Dandelions: the two most commonplace species worldwide, T. officinale (the common dandelion) and T. erythrospermum (the red-seeded dandelion), were introduced into North America from Europe and now propagate as wildflowers.Wikipedia

This photo is one that I took last year in the park near my house. A couple thousand square meters of little yellow flowers that blossom for a few days before turning into countless white puffballs.

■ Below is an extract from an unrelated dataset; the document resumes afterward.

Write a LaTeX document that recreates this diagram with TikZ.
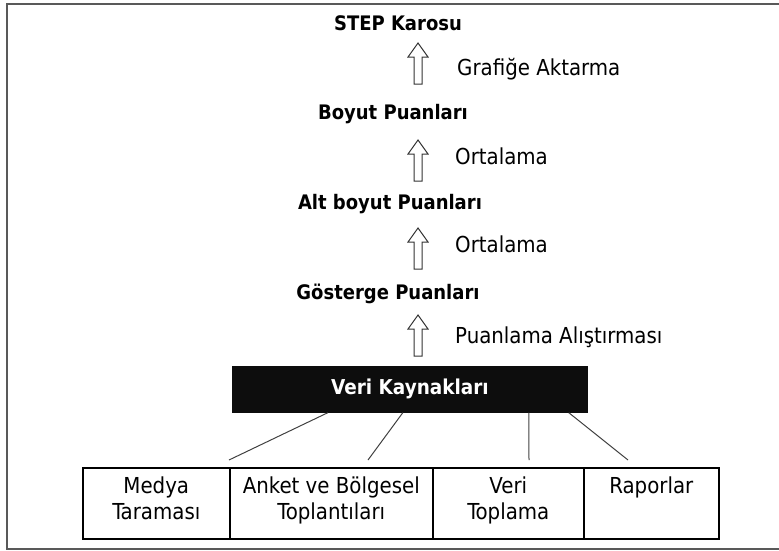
\documentclass[tikz,border=0pt]{standalone}
\usepackage{fontspec}
\setmainfont{DejaVu Sans Condensed}
\usetikzlibrary{calc}
\tikzset{
  txt/.style={font=\fontsize{22}{26}\selectfont, inner sep=0pt},
  levelbox/.style={txt, font=\bfseries\fontsize{20}{24}\selectfont, anchor=base},
  steplbl/.style={txt, anchor=base west},
  hollowarrow/.style={draw=black!80, line width=1pt, fill=white, line join=miter},
  srcbox/.style={fill=black!95, text=white, font=\bfseries\fontsize{20.5}{24}\selectfont,
    minimum width=356pt, minimum height=47pt, inner sep=0pt},
  cellbox/.style={draw, line width=1.6pt, minimum height=71pt, inner sep=0pt, anchor=north west},
  celltxt/.style={txt, align=center, anchor=north},
  link/.style={draw=black!75, line width=1pt}
}
\begin{document}
\begin{tikzpicture}[x=1pt,y=-1pt]
 \useasboundingbox (0,0) rectangle (779,550);
 % frame
 \draw[line width=2pt, black!65] (779,4) -- (7,4) -- (7,549) -- (779,549);
 % levels
 \node[levelbox] (step) at (398,30) {STEP Karosu};
 \node[levelbox] (boyut) at (393,119) {Boyut Puanları};
 \node[levelbox] (alt) at (390,209) {Alt boyut Puanları};
 \node[levelbox] (gost) at (388,299) {Gösterge Puanları};
 % arrows
 \foreach \ya in {43,140,228,315}
  \draw[hollowarrow] (414,\ya+41) -- (414,\ya+14) -- (408,\ya+14) -- (418,\ya)
   -- (428,\ya+14) -- (422,\ya+14) -- (422,\ya+41) -- cycle;
 \node[steplbl] (graf) at (457,75) {Grafiğe Aktarma};
 \node[steplbl] (ort1) at (455,164) {Ortalama};
 \node[steplbl] (ort2) at (455,252) {Ortalama};
 \node[steplbl] (puan) at (455,343) {Puanlama Alıştırması};
 % data sources
 \node[srcbox] (src) at (410,389) {Veri Kaynakları};
 \node[cellbox, minimum width=147pt] (c1) at (82,467) {};
 \node[cellbox, minimum width=203pt] (c2) at (229,467) {};
 \node[cellbox, minimum width=151pt] (c3) at (432,467) {};
 \node[cellbox, minimum width=135pt] (c4) at (583,467) {};
 \node[celltxt] (t1) at ($(c1.north)+(0,10)$) {Medya\\Taraması};
 \node[celltxt] (t2) at ($(c2.north)+(0,10)$) {Anket ve Bölgesel\\Toplantıları};
 \node[celltxt] (t3) at ($(c3.north)+(0,10)$) {Veri\\Toplama};
 \node[celltxt] (t4) at ($(c4.north)+(0,10)$) {Raporlar};
 \coordinate (e1) at (229,460);
 \coordinate (e2) at (368,460);
 \coordinate (e3) at (529,460);
 \coordinate (e4) at (628,460);
 \draw[link] ($(src.south west)+(96,0)$) -- (e1);
 \draw[link] ($(src.south west)+(171,0)$) -- (e2);
 \draw[link] ($(src.south west)+(297,0)$) -- (e3);
 \draw[link] ($(src.south west)+(337,0)$) -- (e4);
\end{tikzpicture}
\end{document}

Millions of yellow flowers cover the parks of my city starting in mid-May each year, and it is only with an epic diligence plucking, pulling, or even poisoning the colourful weeds that my yard does not look like a dandelion explosion.

Why?

There is an eternal tug-o-war between the naturalization of green spaces including the small parcel of land over which I steward, also known as my yard, and the tending of those spaces into manicured single-species carpets called lawns. We work, spend, and bicker over the fate of these little flowers that appear for at most a couple weeks each year.

Locals despise them, pick them, and chide each other for letting them grow too amply.

For many reasons we favour grasses, green and soft, mowed to an even trim.

And even if I did not, if I instead chose to let my property return to the natural state of mixed natural flora, local bylaws would trample on my eco-crusade and issue me a ticket in the name of neighbourly harmony.

So I pluck dandelions from among the blades of grass, knowing that one visiting species, grass, is in a constant battle against a different sort of traveler, the aggressive yellow dandelion.

It is a fight against a flower in an epic struggle for a so-called perfect lawn.

Sometimes I really am just tempted to dig it all up and grow potatoes.